3. Mr Lee Hsien Yang’s act of cutting out Ms Kwa Kim Li from communications with Mr Lee Kuan Yew on the last will was disturbing and troubling
Mr Thomas suggests in the e-book that there was no “shady behaviour” when Mr Lee Hsien Yang excluded Ms Kwa in communications with his father. Ms Kwa was the lawyer who had prepared the first six versions of the late Mr Lee’s will, and Mr Lee Kuan Yew evidently wanted her to be involved in the execution of the last will, said the annex.
However, the court and the tribunal were disturbed by Mr Lee Hsien Yang’s actions, said the annex, citing paragraphs 110 to 111 of the court’s decision, which said: “It does not appear that Mr Lee had checked with anyone when Ms Kwa would be contactable or when she would be back” and “in fact, the evidence shows that Ms Kwa was very much contactable”.
The court also noted that Mr Lee Hsien Yang had procured the execution of the last will in an “unseemly rush”.
4. Mr Lee Kuan Yew did not sign the will that he wanted to sign
Mr Thomas concluded in the e-book that the late Mr Lee had signed the will that he wanted to sign, even though the court and the tribunal found that he had ended up signing a will he did not wish to sign because he was misled by Mr Lee Hsien Yang and Mrs Lee.
On pages 11 and 34 of the e-book, Mr Thomas had said that the late Mr Lee “was of sound mind and signed the last will, line by line, that he wanted to sign”.
But paragraph 154 of the court’s decision said the late Mr Lee had “ended up signing the last will without being aware that it was in fact not the first will which he had evidently expressed a wish to re-execute”.
Paragraph 607 of the tribunal’s report also said Mrs Lee “misled Mr Lee (Kuan Yew) on the terms of the last will that he was going to sign” and “Mr Lee was persuaded into signing the last will within 16 hours”.

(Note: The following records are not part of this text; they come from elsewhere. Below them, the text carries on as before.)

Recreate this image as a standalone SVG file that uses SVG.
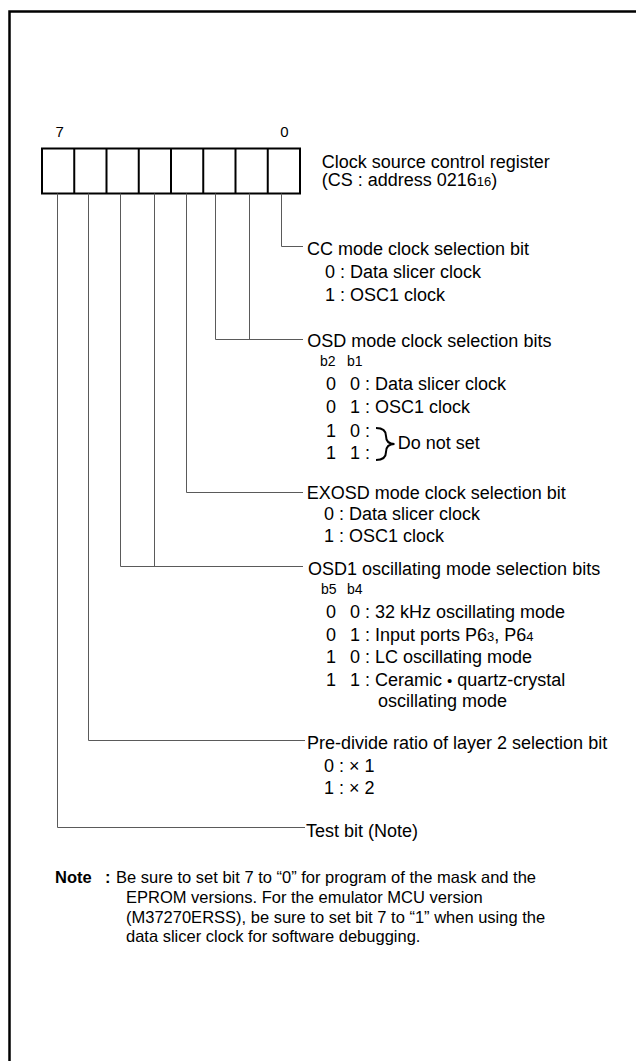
<svg xmlns="http://www.w3.org/2000/svg" width="636" height="1061" viewBox="0 0 636 1061">
<style>
text{font-family:"Liberation Sans",Arial,sans-serif;font-size:18px;fill:#000}
.sm{font-size:13px}
.bh{font-size:14px}
.bl{font-size:15px}
.nt{font-size:16.5px}
.b{font-weight:bold}
.reg{fill:none;stroke:#000;stroke-width:2}
.ln{fill:none;stroke:#5a5a5a;stroke-width:1}
.fr{fill:none;stroke:#000;stroke-width:2.5}
</style>
<rect width="636" height="1061" fill="#fff"/>
<path class="fr" d="M9.5 1061 V11.5 H636"/>
<g id="register">
<rect class="reg" x="42" y="148.5" width="258" height="45"/>
<path class="reg" d="M74.25 148.5v45M106.5 148.5v45M138.75 148.5v45M171 148.5v45M203.25 148.5v45M235.5 148.5v45M267.75 148.5v45"/>
<text class="bl" x="59.7" y="137" text-anchor="middle">7</text>
<text class="bl" x="284.5" y="137" text-anchor="middle">0</text>
<text x="321.7" y="168">Clock source control register</text>
<text x="321.7" y="186">(CS : address 0216<tspan class="sm">16</tspan>)</text>
</g>
<g id="connectors">
<path class="ln" d="M281.5 193.5V246.5H303"/>
<path class="ln" d="M249.5 193.5V339.5M215.5 193.5V339.5H303"/>
<path class="ln" d="M186.5 193.5V492.5H303"/>
<path class="ln" d="M154.5 193.5V566.5M120.5 193.5V566.5H303"/>
<path class="ln" d="M88.5 193.5V740.5H305"/>
<path class="ln" d="M57.5 193.5V827.5H305"/>
</g>
<g id="cc-mode">
<text x="307" y="255">CC mode clock selection bit</text>
<text x="325" y="278">0 : Data slicer clock</text>
<text x="325" y="300.5">1 : OSC1 clock</text>
</g>
<g id="osd-mode">
<text x="307.3" y="347">OSD mode clock selection bits</text>
<text class="bh" x="320" y="366">b2</text>
<text class="bh" x="347" y="366">b1</text>
<text x="326" y="390">0</text><text x="350" y="390">0 : Data slicer clock</text>
<text x="326" y="413">0</text><text x="350" y="413">1 : OSC1 clock</text>
<text x="326" y="436.5">1</text><text x="350" y="436.5">0 :</text>
<text x="326" y="458.5">1</text><text x="350" y="458.5">1 :</text>
<path d="M376 428C383 428 386 431 386 436C386 441 388 444 394.5 444C388 444 386 447 386 452C386 457 383 460 376 460" fill="none" stroke="#000" stroke-width="2"/>
<text x="397.7" y="448.7">Do not set</text>
</g>
<g id="exosd-mode">
<text x="306.7" y="499.3">EXOSD mode clock selection bit</text>
<text x="324" y="519.5">0 : Data slicer clock</text>
<text x="324" y="542">1 : OSC1 clock</text>
</g>
<g id="osd1-mode">
<text x="308" y="575">OSD1 oscillating mode selection bits</text>
<text class="bh" x="321" y="594">b5</text>
<text class="bh" x="347" y="594">b4</text>
<text x="326" y="618.3">0</text><text x="350" y="618.3">0 : 32 kHz oscillating mode</text>
<text x="326" y="640.7">0</text><text x="350" y="640.7">1 : Input ports P6<tspan class="sm">3</tspan>, P6<tspan class="sm">4</tspan></text>
<text x="326" y="663.3">1</text><text x="350" y="663.3">0 : LC oscillating mode</text>
<text x="326" y="686">1</text><text x="350" y="686">1 : Ceramic <tspan font-size="15">•</tspan> quartz-crystal</text>
<text x="378" y="706.7">oscillating mode</text>
</g>
<g id="predivide">
<text x="307" y="749.3">Pre-divide ratio of layer 2 selection bit</text>
<text x="324" y="771.7">0 : × 1</text>
<text x="324" y="794">1 : × 2</text>
</g>
<g id="test-bit">
<text x="306" y="836.7">Test bit (Note)</text>
</g>
<g id="note">
<text class="nt b" x="55" y="882.5">Note</text>
<text class="nt b" x="105" y="882.5">:</text>
<text class="nt" x="116" y="882.5">Be sure to set bit 7 to “0” for program of the mask and the</text>
<text class="nt" x="126" y="902.5">EPROM versions. For the emulator MCU version</text>
<text class="nt" x="126" y="922.5">(M37270ERSS), be sure to set bit 7 to “1” when using the</text>
<text class="nt" x="126" y="942">data slicer clock for software debugging.</text>
</g>
</svg>
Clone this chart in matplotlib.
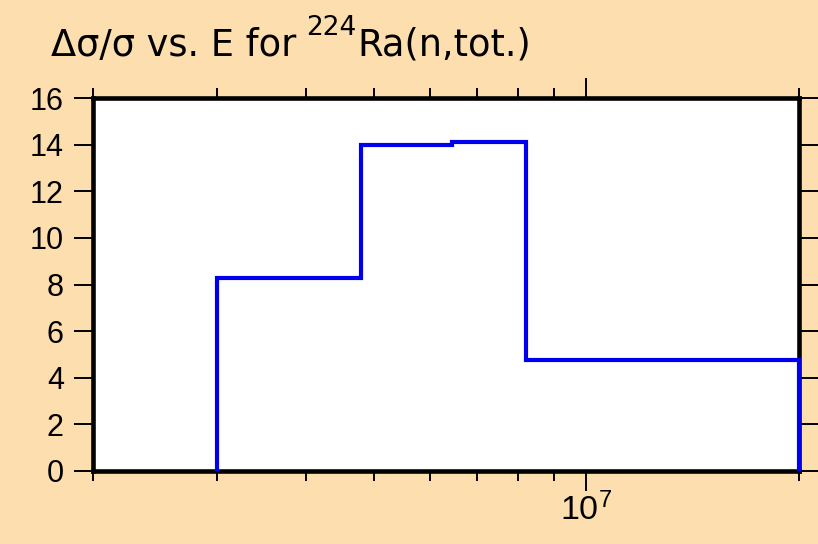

5. Mr Lee Kuan Yew did not have discussions with Ms Kwa Kim Li about reinserting a demolition clause into the last will, and was not advised by Mrs Lee Suet Fern on the reinsertion
Mr Thomas said in the e-book that the last will was based on the late Mr Lee’s orders and suggested that he had made a conscious decision to include the demolition clause. In pages 10 and 16, for instance, he said the late Mr Lee “ultimately decided that he still wanted the house demolished, which is why he included a demolition clause in his first will, and, most importantly, in his seventh and last will”.
The clause, which had described the late Mr Lee’s preference for his 38 Oxley Road house to be demolished, had been a bone of contention between his children – Mr Lee Hsien Yang, his sister Dr Lee Wei Ling and their elder brother Prime Minister Lee Hsien Loong.
But according to the annex, the tribunal and the court found that up to three days before signing the last will, the late Mr Lee had not discussed with Ms Kwa about replacing his sixth will with another will, nor about reinstating either the first will or the demolition clause.
Paragraphs 537 and 538 of the tribunal’s report noted that Mrs Lee “did not tell Mr Lee (Kuan Yew) that the demolition clause (which had been removed in the penultimate will) had been reinserted in the draft last will that she sent to Mr Lee (Kuan Yew)”.